The Words Flow

The Words Flow

John Pluecker

César Aira,
New Directions, New York, 2008.
Translated by Chris Andrews


From the first minute I held César Aira’s Ghosts in my hand, I was pleased. The cover with its soft shadow darkening from bottom to top. Its mysterious raised dot of white at the center and raised lettering at the base. The sparse design of the book drew me in. Also its size. Its smallness. The first few pages are engrossing: Aira quickly drops the reader into a whirlwind of activity in a condominium tower under construction in Buenos Aires.; builders, engineers, decorators, architects busily prepare the tower for its future residents, who coincidentally are touring their soon-to-be home that very day. Their children run excitedly through the shell of the building. After some time with these busy, frantic, wealthy people, they leave and we are left in the building with a Chilean family, the family of the watchman who lives at the site. Their children continue to play: the thought of children playing on these unembellished concrete floors, these vast planes with no walls to contain them produces a tension that lasts until the final sentence of the book. What prevents them from falling?

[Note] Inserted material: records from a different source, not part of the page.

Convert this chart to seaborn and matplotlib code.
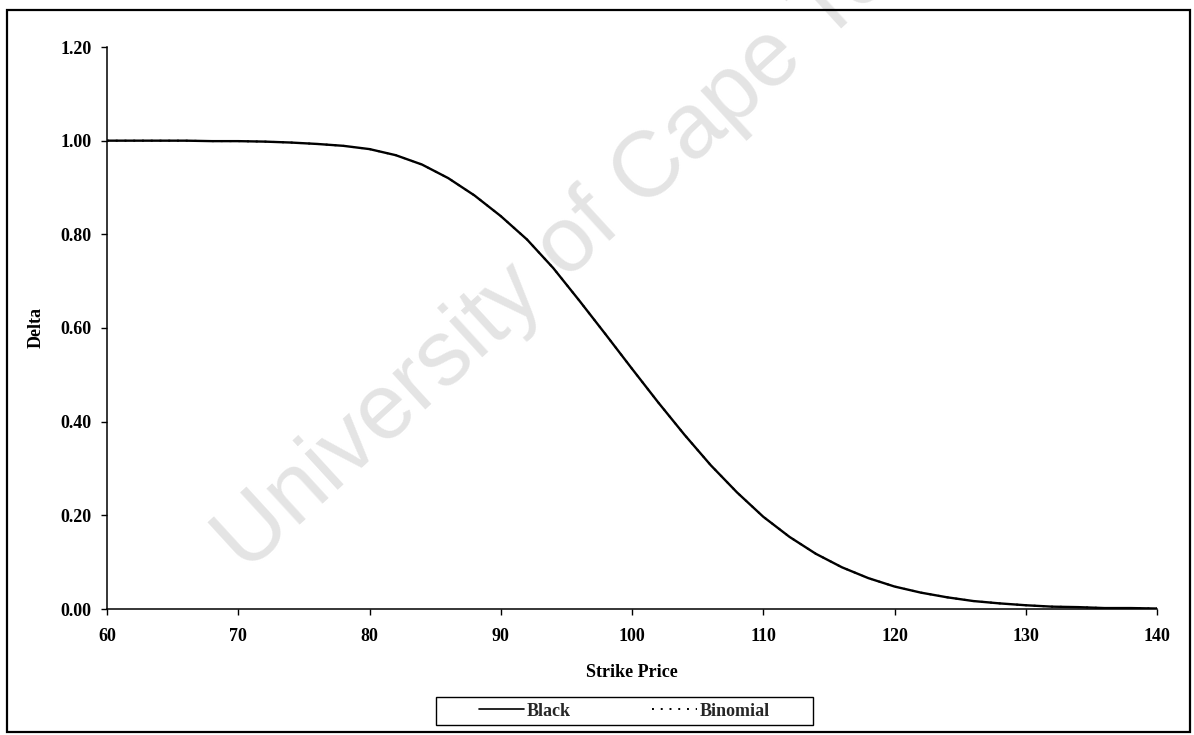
import matplotlib
matplotlib.use("Agg")
import matplotlib.pyplot as plt
import seaborn as sns
import pandas as pd
from matplotlib.patches import Rectangle
from matplotlib.lines import Line2D

# ---- data ----
strike = [60, 62, 64, 66, 68, 70, 72, 74, 76, 78, 80, 82, 84, 86, 88, 90,
          92, 94, 96, 98, 100, 102, 104, 106, 108, 110, 112, 114, 116, 118,
          120, 122, 124, 126, 128, 130, 132, 134, 136, 138, 140]
black_delta = [1.000, 1.000, 1.000, 1.000, 0.999, 0.999, 0.998, 0.996, 0.993,
               0.989, 0.982, 0.969, 0.949, 0.920, 0.883, 0.839, 0.789, 0.728,
               0.658, 0.586, 0.513, 0.441, 0.372, 0.307, 0.249, 0.197, 0.154,
               0.118, 0.089, 0.066, 0.048, 0.035, 0.025, 0.017, 0.012, 0.008,
               0.005, 0.004, 0.002, 0.002, 0.001]
binomial_delta = [1.000, 1.000, 1.000, 1.000, 0.999, 0.999, 0.998, 0.996, 0.993,
                  0.989, 0.982, 0.969, 0.949, 0.920, 0.883, 0.839, 0.789, 0.728,
                  0.658, 0.586, 0.513, 0.441, 0.372, 0.307, 0.249, 0.197, 0.154,
                  0.118, 0.089, 0.066, 0.048, 0.035, 0.025, 0.017, 0.012, 0.008,
                  0.005, 0.004, 0.002, 0.002, 0.001]
x_ticks = [60, 70, 80, 90, 100, 110, 120, 130, 140]
y_ticks = [0.0, 0.2, 0.4, 0.6, 0.8, 1.0, 1.2]
y_tick_labels = ["0.00", "0.20", "0.40", "0.60", "0.80", "1.00", "1.20"]
series_names = ["Black", "Binomial"]
x_label = "Strike Price"
y_label = "Delta"
watermark = "University of Cape Town"

W, H = 1194, 735

# ---- styling ----
sns.set_theme(style="white")
plt.rcParams['font.family'] = ['Liberation Serif', 'DejaVu Serif']
plt.rcParams['font.weight'] = 'bold'

fig = plt.figure(figsize=(W / 100, H / 100), dpi=100)
fig.patch.set_facecolor("white")

# watermark behind everything
fig.text(246 / W, (H - 574) / H, watermark, rotation=42.5,
         rotation_mode='anchor', ha='left', va='baseline', fontsize=67,
         family=['Liberation Sans', 'DejaVu Sans'], fontweight='normal',
         color='#e4e4e4', zorder=-1)

ax = fig.add_axes([107 / W, (H - 609) / H, 1050 / W, 562 / H])
ax.patch.set_alpha(0)

df_bin = pd.DataFrame({"strike": strike, "delta": binomial_delta})
df_blk = pd.DataFrame({"strike": strike, "delta": black_delta})
sns.lineplot(data=df_bin, x="strike", y="delta", ax=ax, color="black",
             linewidth=1.4, linestyle=(0, (1, 3.5)), zorder=2)
sns.lineplot(data=df_blk, x="strike", y="delta", ax=ax, color="black",
             linewidth=1.7, zorder=3)

ax.set_xlim(60, 140)
ax.set_ylim(0, 1.2)
ax.set_xticks(x_ticks)
ax.set_xticklabels([str(t) for t in x_ticks])
ax.set_yticks(y_ticks)
ax.set_yticklabels(y_tick_labels)

for side in ["top", "right"]:
    ax.spines[side].set_visible(False)
for side in ["left", "bottom"]:
    ax.spines[side].set_color("black")
    ax.spines[side].set_linewidth(1.1)

ax.tick_params(axis='both', which='major', direction='out', length=4,
               width=1.0, color='black', labelsize=13, labelcolor='black')
ax.tick_params(axis='y', pad=7)
ax.tick_params(axis='x', pad=10)
ax.xaxis.set_ticks_position('bottom')
ax.yaxis.set_ticks_position('left')

ax.set_xlabel(x_label, fontsize=13, fontweight='bold', color='black')
ax.set_ylabel(y_label, fontsize=13, fontweight='bold', color='black')
ax.xaxis.set_label_coords(0.5, (609 - 664) / 562)
ax.yaxis.set_label_coords((45 - 107) / 1050, 0.5)

# legend (frame drawn separately to match the wide box)
handles = [Line2D([0], [0], color='black', linewidth=1.2),
           Line2D([0], [0], color='black', linewidth=1.4, linestyle=(0, (1, 3.5)))]
leg = fig.legend(handles, series_names, loc='center',
                 bbox_to_anchor=(624.5 / W, (H - 711) / H), ncol=2,
                 frameon=False, fontsize=13,
                 handlelength=2.5, handletextpad=0.15, columnspacing=4.5,
                 borderpad=0.2, borderaxespad=0)
fig.patches.append(Rectangle((436 / W, (H - 725) / H), 377 / W, 28 / H,
                             transform=fig.transFigure, fill=True,
                             facecolor='white', edgecolor='black',
                             linewidth=1.0, zorder=1))

# outer border
fig.patches.append(Rectangle((7 / W, 3 / H), 1183 / W, 722 / H,
                             transform=fig.transFigure, fill=False,
                             edgecolor='black', linewidth=1.6))

fig.savefig("out.png", dpi=100)
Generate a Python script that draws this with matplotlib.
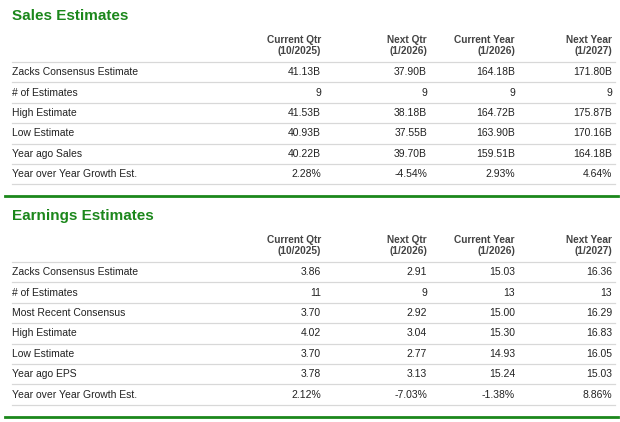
import matplotlib
matplotlib.use("Agg")
import matplotlib.pyplot as plt

col_headers = [("Current Qtr", "(10/2025)"), ("Next Qtr", "(1/2026)"),
               ("Current Year", "(1/2026)"), ("Next Year", "(1/2027)")]

sales_labels = ["Zacks Consensus Estimate", "# of Estimates", "High Estimate",
                "Low Estimate", "Year ago Sales", "Year over Year Growth Est."]
sales_values = [["41.13B", "37.90B", "164.18B", "171.80B"],
                ["9", "9", "9", "9"],
                ["41.53B", "38.18B", "164.72B", "175.87B"],
                ["40.93B", "37.55B", "163.90B", "170.16B"],
                ["40.22B", "39.70B", "159.51B", "164.18B"],
                ["2.28%", "-4.54%", "2.93%", "4.64%"]]

earn_labels = ["Zacks Consensus Estimate", "# of Estimates", "Most Recent Consensus",
               "High Estimate", "Low Estimate", "Year ago EPS", "Year over Year Growth Est."]
earn_values = [["3.86", "2.91", "15.03", "16.36"],
               ["11", "9", "13", "13"],
               ["3.70", "2.92", "15.00", "16.29"],
               ["4.02", "3.04", "15.30", "16.83"],
               ["3.70", "2.77", "14.93", "16.05"],
               ["3.78", "3.13", "15.24", "15.03"],
               ["2.12%", "-7.03%", "-1.38%", "8.86%"]]

W, H = 620, 422
fig = plt.figure(figsize=(W / 100, H / 100), dpi=100)
fig.patch.set_facecolor("white")
ax = fig.add_axes([0, 0, 1, 1])
ax.set_xlim(0, W)
ax.set_ylim(H, 0)
ax.axis("off")

FONT = "Liberation Sans"
GREEN = "#1b871b"
TXT = "#222222"
GRAY = "#d8d8d8"
col_x = [321, 427, 515, 612]
row_h = 20.4


def section(title, y0, labels, values):
    ax.text(12, y0 + 1, title, fontsize=11, fontweight="bold", color=GREEN,
            family=FONT, va="center", ha="left")
    for x, (h1, h2) in zip(col_x, col_headers):
        ax.text(x, y0 + 25, h1, fontsize=7.3, fontweight="bold", color="#444444",
                family=FONT, ha="right", va="center")
        ax.text(x, y0 + 36, h2, fontsize=7.3, fontweight="bold", color="#444444",
                family=FONT, ha="right", va="center")
    ytop = y0 + 47
    ax.plot([12, 615], [ytop, ytop], color=GRAY, lw=0.9)
    for i, (lab, vals) in enumerate(zip(labels, values)):
        yc = ytop + row_h * (i + 0.5)
        ax.text(12, yc, lab, fontsize=7.5, color=TXT, family=FONT, ha="left", va="center")
        for x, v in zip(col_x, vals):
            ax.text(x, yc, v, fontsize=7.5, color=TXT, family=FONT, ha="right", va="center")
        yl = ytop + row_h * (i + 1)
        ax.plot([12, 615], [yl, yl], color=GRAY, lw=0.9)
    yg = ytop + row_h * len(labels) + 12
    ax.plot([5, 618], [yg, yg], color=GREEN, lw=2)


section("Sales Estimates", 15, sales_labels, sales_values)
section("Earnings Estimates", 215, earn_labels, earn_values)

fig.savefig("out.png", dpi=100, facecolor="white")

We enter the final day of the year with the Viñas family, shopping, playing, working, napping, eating, drinking. All the while, dusty, naked male ghosts wander though the building, floating around aimlessly, unworthy of note or explanation. The joy of reading this book (and Aira in general) is his uncanny ability to weave anecdotal (often bizarre) twists of story-telling into a whole that is resolutely experimental and destabilizing. The careful prose of the book speeds along gently with nary a wasted word or cliché. The prose feels limber, flexible; it bends and stretches. The words are never heavy or plodding. (No doubt, the masterful translation of Bolaño translator Chris Andrews is to thank here.) The words flow, reflecting la huida hacia adelante, the flight forward, that Aira has mentioned in interviews. Aira is iconoclastic. In interviews, he has insisted he does not edit or plan the structure of his novels before writing. He is more interested in the process of writing, the commitment to artistic creation than a final product. He writes a page a day and ends up published two or three of these small novels each year, mainly with small presses in Argentina.

In the midst of this continuous flow of story, Aira includes a number of long philosophical, sociological and architectural refl ections on life, man, art, building and form narrated in the voice of a teenage girl, Patri Viñas. Aira delights in what is seemingly (though actually not) tangential; he clearly loves the reflective mode. He leisurely explores theory and the deep complexity of artmaking with a language and a complexity of thought seemingly foreign to this teenager who becomes the axis for the second half of the book. In one of these unconstrained soliloquies in the voice of Patri, Aira reflects on the wisdom of the seemingly ignorant, the philosophical depth of the apparently uneducated: “A person might have never thought at all, might have lived as a quivering bundle of futile momentary passions, and yet at any moment, just like that, ideas as subtle as any that have occurred to the great philosophers might dawn on him or her.” Aira is obsessed with these moments and with writing these moments in a nimble prose that moves continuously on from one scene, from one thought to the next.

The building where the Viñas family lives is empty, a shell. The structure of the novel (and its actual design as a book) seems similarly shell-like–well designed, masterfully constructed, perplexing. The structure with no artificial boundaries or great adornment is actually more exciting, more loaded with potential than something finished, fully decorated and fleshed out. These half-finished structures become spaces of play and diversion, eliciting and allowing a sense of freedom a finished structure could never provide. In the end, this unfinished world inhabited by an immigrant family and a legion of ghosts becomes a stage for a singular tragedy. Who are these naked male ghosts? Who is this happy family celebrating New Year’s Eve, unconcerned with the ghosts around them? Who is Patri and why is she increasingly obsessed with these ghosts? Aira never answers these questions. He is not interested in explaining. Hopefully though, at the book’s end, you, like me, will be so entranced by the story that this freedom, this unfinishedness, this lack of fixity only adds to its sad joy.